YOUR GOAL:
Transcribe the records that follow. Keep every word exactly, and drop the pictures.

DATA IN THIS EXERCISE:
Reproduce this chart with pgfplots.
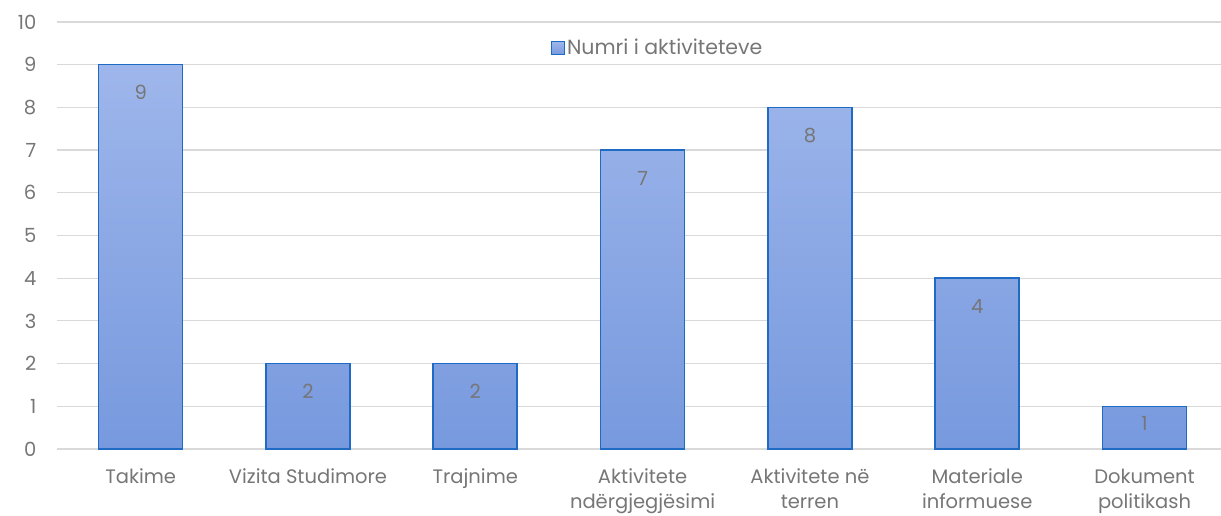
\documentclass[border=0pt]{standalone}
\usepackage{pgfplots}
\pgfplotsset{compat=1.18}
\usepackage{fontspec}
\setmainfont{Poppins}
\definecolor{txt}{HTML}{767676}
\definecolor{gridc}{HTML}{D9D9D9}
\definecolor{bartop}{HTML}{9EB6EB}
\definecolor{barbot}{HTML}{7799DE}
\definecolor{barline}{HTML}{1F6BC4}
\begin{document}
\fontsize{19.5bp}{24bp}\selectfont
\begin{tikzpicture}
\begin{axis}[
  scale only axis,
  width=1164bp, height=427bp,
  xmin=-0.5, xmax=6.457,
  ymin=0, ymax=10,
  ytick={0,...,10},
  xtick={0,...,6},
  xticklabels={Takime, Vizita Studimore, Trajnime, Aktivitete\\ndërgjegjësimi, Aktivitete në\\terren, Materiale\\informuese, Dokument\\politikash},
  xticklabel style={align=center, text=txt, font=\fontsize{19.5bp}{25bp}\selectfont, yshift=-13bp},
  yticklabel style={text=txt, font=\fontsize{19.5bp}{24bp}\selectfont, xshift=-14bp},
  /pgf/number format/assume math mode=true,
  major tick length=0pt,
  axis line style={draw=none},
  xmajorgrids=false,
  ymajorgrids=true, grid style={draw=gridc, line width=1.2bp},
  ybar, bar width=84bp,
  visualization depends on={rawy \as \rawy},
  nodes near coords,
  nodes near coords style={text=txt, font=\fontsize{19.5bp}{24bp}\selectfont, anchor=center, yshift={-min(28,21.35*\rawy-4)}},
  legend style={draw=none, fill=none, at={(0.516,0.939)}, anchor=center, font=\fontsize{20.5bp}{24bp}\selectfont, text=txt},
  legend image code/.code={\draw[fill=bartop!70!barbot, draw=barline, line width=1.2bp] (0bp,-6.5bp) rectangle (13bp,6.5bp);},
  legend cell align=left,
  clip=false,
]
\addplot[draw=barline, line width=1.6bp, top color=bartop, bottom color=barbot] coordinates {(0,9) (1,2) (2,2) (3,7) (4,8) (5,4) (6,1)};
\addlegendentry{Numri i aktiviteteve}
\end{axis}
\pgfresetboundingbox
\path[use as bounding box] (current axis.south west) ++(-57bp,-67bp) rectangle ++(1221bp,516bp);
\end{tikzpicture}
\end{document}
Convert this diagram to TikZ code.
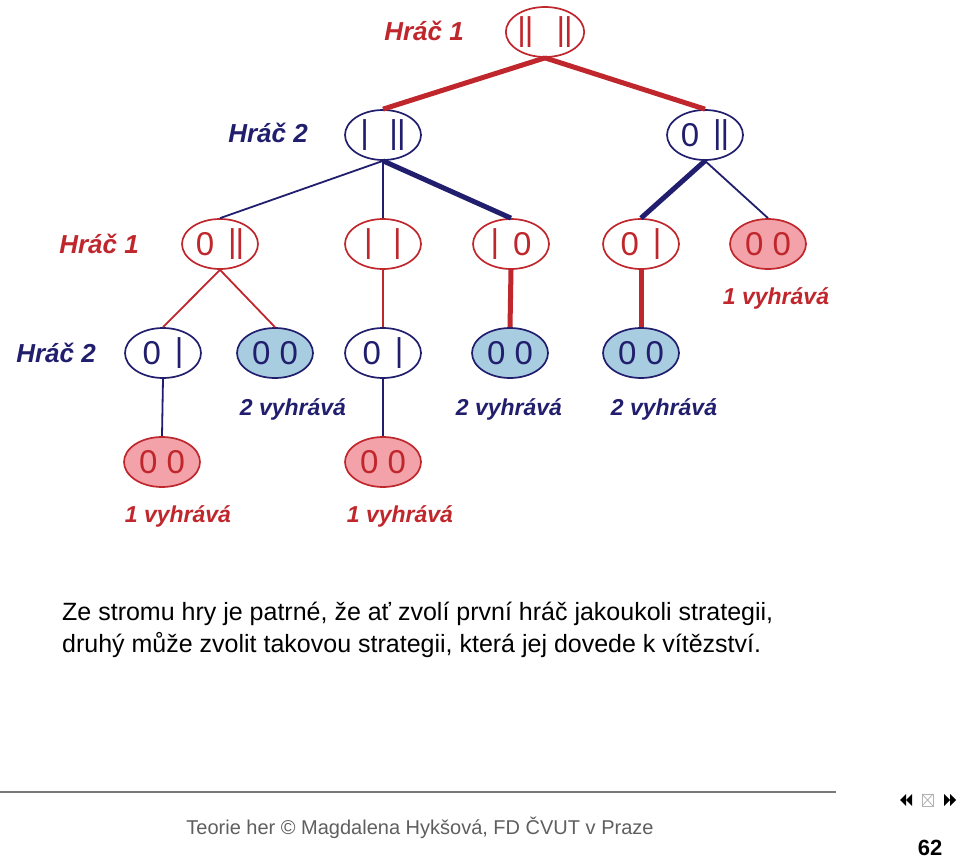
\documentclass[tikz,border=0pt]{standalone}
\usepackage{fontspec}
\setmainfont{Liberation Sans}
\usetikzlibrary{shapes.geometric}
\definecolor{cred}{RGB}{192,39,45}
\definecolor{cblue}{RGB}{33,30,110}
\definecolor{cpink}{RGB}{242,162,168}
\definecolor{clblue}{RGB}{168,204,224}
\definecolor{cgray}{RGB}{95,95,95}
\definecolor{cline}{RGB}{120,120,120}
\newcommand{\sbar}{\raisebox{0.09em}{|}}
\newcommand{\dbar}{\raisebox{0.09em}{|\kern-0.03em|}}
\newcommand{\bs}{\hspace{0.62em}}
\newcommand{\zs}{\hspace{0.42em}}
\tikzset{
  st/.style={ellipse, line width=1.7pt, minimum width=76pt, minimum height=50pt, inner sep=0pt,
    text height=27pt, text depth=4pt, font=\fontsize{33}{33}\selectfont},
  p1/.style={st, draw=cred, text=cred, fill=white},
  p2/.style={st, draw=cblue, text=cblue, fill=white},
  w1/.style={st, draw=cred, fill=cpink, text=cred},
  w2/.style={st, draw=cblue, fill=clblue, text=cblue},
  lab/.style={font=\fontsize{26}{26}\selectfont\bfseries\itshape, inner sep=0pt},
  win/.style={font=\fontsize{23}{23}\selectfont\bfseries\itshape, inner sep=0pt},
  ethin/.style={line width=1.8pt},
  ethick/.style={line width=5pt},
  para/.style={font=\fontsize{25}{25}\selectfont, anchor=base west, inner sep=0pt, text=black},
}
\begin{document}
\begin{tikzpicture}[x=1pt,y=-1pt]
\useasboundingbox[fill=white] (0,0) rectangle (960,859);
% nodes
\node[p1] (R) at (545,32) {\dbar\hspace{0.7em}\dbar};
\node[p2] (A) at (383,135) {\sbar\bs\dbar};
\node[p2] (B) at (705,135) {0\zs\dbar};
\node[p1] (C) at (220,244) {0\zs\dbar};
\node[p1] (D) at (383,244) {\sbar\bs\sbar};
\node[p1] (E) at (511,244) {\sbar\zs 0};
\node[p1] (F) at (641,244) {0\zs\sbar};
\node[w1] (G) at (768,244) {0 0};
\node[p2] (H) at (163,353) {0\zs\sbar};
\node[w2] (I) at (275,353) {0 0};
\node[p2] (J) at (383,353) {0\zs\sbar};
\node[w2] (K) at (510,353) {0 0};
\node[w2] (L) at (641,353) {0 0};
\node[w1] (M) at (162,462) {0 0};
\node[w1] (N) at (383,462) {0 0};
% connectors
\draw[cred, ethick] (R.south) -- (A.north);
\draw[cred, ethick] (R.south) -- (B.north);
\draw[cblue, ethin] (A.south) -- (C.north);
\draw[cblue, ethin] (A.south) -- (D.north);
\draw[cblue, ethick] (A.south) -- (E.north);
\draw[cblue, ethick] (B.south) -- (F.north);
\draw[cblue, ethin] (B.south) -- (G.north);
\draw[cred, ethin] (C.south) -- (H.north);
\draw[cred, ethin] (C.south) -- (I.north);
\draw[cred, ethin] (D.south) -- (J.north);
\draw[cred, ethick] (E.south) -- (K.north);
\draw[cred, ethick] (F.south) -- (L.north);
\draw[cblue, ethin] (H.south) -- (M.north);
\draw[cblue, ethin] (J.south) -- (N.north);
% labels
\node[lab, text=cred] (l1) at (424,31) {Hráč 1};
\node[lab, text=cblue] (l2) at (268,133) {Hráč 2};
\node[lab, text=cred] (l3) at (99,244) {Hráč 1};
\node[lab, text=cblue] (l4) at (56,353) {Hráč 2};
\node[win, text=cred] (v1) at (776,298) {1 vyhrává};
\node[win, text=cblue] (v2) at (293,409) {2 vyhrává};
\node[win, text=cblue] (v3) at (509,409) {2 vyhrává};
\node[win, text=cblue] (v4) at (664,409) {2 vyhrává};
\node[win, text=cred] (v5) at (178,516) {1 vyhrává};
\node[win, text=cred] (v6) at (400,516) {1 vyhrává};
% paragraph
\node[para] (t1) at (62,620) {Ze stromu hry je patrné, že ať zvolí první hráč jakoukoli strategii,};
\node[para] (t2) at (62,652) {druhý může zvolit takovou strategii, která jej dovede k vítězství.};
% footer
\draw[cline, line width=1.3pt] (0,792) -- (836,792);
\node[font=\fontsize{20}{20}\selectfont, text=cgray, inner sep=0pt] (ft) at (420,828) {Teorie her © Magdalena Hykšová, FD ČVUT v Praze};
\node[font=\fontsize{22}{22}\selectfont\bfseries, inner sep=0pt] (pg) at (930,848) {62};
% navigation symbols
\fill[black] (900,800) -- (906,794) -- (906,806) -- cycle;
\fill[black] (906,800) -- (912,794) -- (912,806) -- cycle;
\draw[gray!60, line width=0.8pt] (922,794) rectangle (933,806);
\draw[gray!60, line width=0.8pt] (922,794) -- (933,806) (933,794) -- (922,806);
\fill[black] (950,800) -- (944,794) -- (944,806) -- cycle;
\fill[black] (956,800) -- (950,794) -- (950,806) -- cycle;
\end{tikzpicture}
\end{document}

OUTPUT:
Reproduce this chart with pgfplots.
\documentclass[border=0pt]{standalone}
\usepackage{pgfplots}
\pgfplotsset{compat=1.18}
\usepackage{fontspec}
\setmainfont{Poppins}
\definecolor{txt}{HTML}{767676}
\definecolor{gridc}{HTML}{D9D9D9}
\definecolor{bartop}{HTML}{9EB6EB}
\definecolor{barbot}{HTML}{7799DE}
\definecolor{barline}{HTML}{1F6BC4}
\begin{document}
\fontsize{19.5bp}{24bp}\selectfont
\begin{tikzpicture}
\begin{axis}[
  scale only axis,
  width=1164bp, height=427bp,
  xmin=-0.5, xmax=6.457,
  ymin=0, ymax=10,
  ytick={0,...,10},
  xtick={0,...,6},
  xticklabels={Takime, Vizita Studimore, Trajnime, Aktivitete\\ndërgjegjësimi, Aktivitete në\\terren, Materiale\\informuese, Dokument\\politikash},
  xticklabel style={align=center, text=txt, font=\fontsize{19.5bp}{25bp}\selectfont, yshift=-13bp},
  yticklabel style={text=txt, font=\fontsize{19.5bp}{24bp}\selectfont, xshift=-14bp},
  /pgf/number format/assume math mode=true,
  major tick length=0pt,
  axis line style={draw=none},
  xmajorgrids=false,
  ymajorgrids=true, grid style={draw=gridc, line width=1.2bp},
  ybar, bar width=84bp,
  visualization depends on={rawy \as \rawy},
  nodes near coords,
  nodes near coords style={text=txt, font=\fontsize{19.5bp}{24bp}\selectfont, anchor=center, yshift={-min(28,21.35*\rawy-4)}},
  legend style={draw=none, fill=none, at={(0.516,0.939)}, anchor=center, font=\fontsize{20.5bp}{24bp}\selectfont, text=txt},
  legend image code/.code={\draw[fill=bartop!70!barbot, draw=barline, line width=1.2bp] (0bp,-6.5bp) rectangle (13bp,6.5bp);},
  legend cell align=left,
  clip=false,
]
\addplot[draw=barline, line width=1.6bp, top color=bartop, bottom color=barbot] coordinates {(0,9) (1,2) (2,2) (3,7) (4,8) (5,4) (6,1)};
\addlegendentry{Numri i aktiviteteve}
\end{axis}
\pgfresetboundingbox
\path[use as bounding box] (current axis.south west) ++(-57bp,-67bp) rectangle ++(1221bp,516bp);
\end{tikzpicture}
\end{document}
Convert this diagram to TikZ code.
\documentclass[tikz,border=0pt]{standalone}
\usepackage{fontspec}
\setmainfont{Liberation Sans}
\usetikzlibrary{shapes.geometric}
\definecolor{cred}{RGB}{192,39,45}
\definecolor{cblue}{RGB}{33,30,110}
\definecolor{cpink}{RGB}{242,162,168}
\definecolor{clblue}{RGB}{168,204,224}
\definecolor{cgray}{RGB}{95,95,95}
\definecolor{cline}{RGB}{120,120,120}
\newcommand{\sbar}{\raisebox{0.09em}{|}}
\newcommand{\dbar}{\raisebox{0.09em}{|\kern-0.03em|}}
\newcommand{\bs}{\hspace{0.62em}}
\newcommand{\zs}{\hspace{0.42em}}
\tikzset{
  st/.style={ellipse, line width=1.7pt, minimum width=76pt, minimum height=50pt, inner sep=0pt,
    text height=27pt, text depth=4pt, font=\fontsize{33}{33}\selectfont},
  p1/.style={st, draw=cred, text=cred, fill=white},
  p2/.style={st, draw=cblue, text=cblue, fill=white},
  w1/.style={st, draw=cred, fill=cpink, text=cred},
  w2/.style={st, draw=cblue, fill=clblue, text=cblue},
  lab/.style={font=\fontsize{26}{26}\selectfont\bfseries\itshape, inner sep=0pt},
  win/.style={font=\fontsize{23}{23}\selectfont\bfseries\itshape, inner sep=0pt},
  ethin/.style={line width=1.8pt},
  ethick/.style={line width=5pt},
  para/.style={font=\fontsize{25}{25}\selectfont, anchor=base west, inner sep=0pt, text=black},
}
\begin{document}
\begin{tikzpicture}[x=1pt,y=-1pt]
\useasboundingbox[fill=white] (0,0) rectangle (960,859);
% nodes
\node[p1] (R) at (545,32) {\dbar\hspace{0.7em}\dbar};
\node[p2] (A) at (383,135) {\sbar\bs\dbar};
\node[p2] (B) at (705,135) {0\zs\dbar};
\node[p1] (C) at (220,244) {0\zs\dbar};
\node[p1] (D) at (383,244) {\sbar\bs\sbar};
\node[p1] (E) at (511,244) {\sbar\zs 0};
\node[p1] (F) at (641,244) {0\zs\sbar};
\node[w1] (G) at (768,244) {0 0};
\node[p2] (H) at (163,353) {0\zs\sbar};
\node[w2] (I) at (275,353) {0 0};
\node[p2] (J) at (383,353) {0\zs\sbar};
\node[w2] (K) at (510,353) {0 0};
\node[w2] (L) at (641,353) {0 0};
\node[w1] (M) at (162,462) {0 0};
\node[w1] (N) at (383,462) {0 0};
% connectors
\draw[cred, ethick] (R.south) -- (A.north);
\draw[cred, ethick] (R.south) -- (B.north);
\draw[cblue, ethin] (A.south) -- (C.north);
\draw[cblue, ethin] (A.south) -- (D.north);
\draw[cblue, ethick] (A.south) -- (E.north);
\draw[cblue, ethick] (B.south) -- (F.north);
\draw[cblue, ethin] (B.south) -- (G.north);
\draw[cred, ethin] (C.south) -- (H.north);
\draw[cred, ethin] (C.south) -- (I.north);
\draw[cred, ethin] (D.south) -- (J.north);
\draw[cred, ethick] (E.south) -- (K.north);
\draw[cred, ethick] (F.south) -- (L.north);
\draw[cblue, ethin] (H.south) -- (M.north);
\draw[cblue, ethin] (J.south) -- (N.north);
% labels
\node[lab, text=cred] (l1) at (424,31) {Hráč 1};
\node[lab, text=cblue] (l2) at (268,133) {Hráč 2};
\node[lab, text=cred] (l3) at (99,244) {Hráč 1};
\node[lab, text=cblue] (l4) at (56,353) {Hráč 2};
\node[win, text=cred] (v1) at (776,298) {1 vyhrává};
\node[win, text=cblue] (v2) at (293,409) {2 vyhrává};
\node[win, text=cblue] (v3) at (509,409) {2 vyhrává};
\node[win, text=cblue] (v4) at (664,409) {2 vyhrává};
\node[win, text=cred] (v5) at (178,516) {1 vyhrává};
\node[win, text=cred] (v6) at (400,516) {1 vyhrává};
% paragraph
\node[para] (t1) at (62,620) {Ze stromu hry je patrné, že ať zvolí první hráč jakoukoli strategii,};
\node[para] (t2) at (62,652) {druhý může zvolit takovou strategii, která jej dovede k vítězství.};
% footer
\draw[cline, line width=1.3pt] (0,792) -- (836,792);
\node[font=\fontsize{20}{20}\selectfont, text=cgray, inner sep=0pt] (ft) at (420,828) {Teorie her © Magdalena Hykšová, FD ČVUT v Praze};
\node[font=\fontsize{22}{22}\selectfont\bfseries, inner sep=0pt] (pg) at (930,848) {62};
% navigation symbols
\fill[black] (900,800) -- (906,794) -- (906,806) -- cycle;
\fill[black] (906,800) -- (912,794) -- (912,806) -- cycle;
\draw[gray!60, line width=0.8pt] (922,794) rectangle (933,806);
\draw[gray!60, line width=0.8pt] (922,794) -- (933,806) (933,794) -- (922,806);
\fill[black] (950,800) -- (944,794) -- (944,806) -- cycle;
\fill[black] (956,800) -- (950,794) -- (950,806) -- cycle;
\end{tikzpicture}
\end{document}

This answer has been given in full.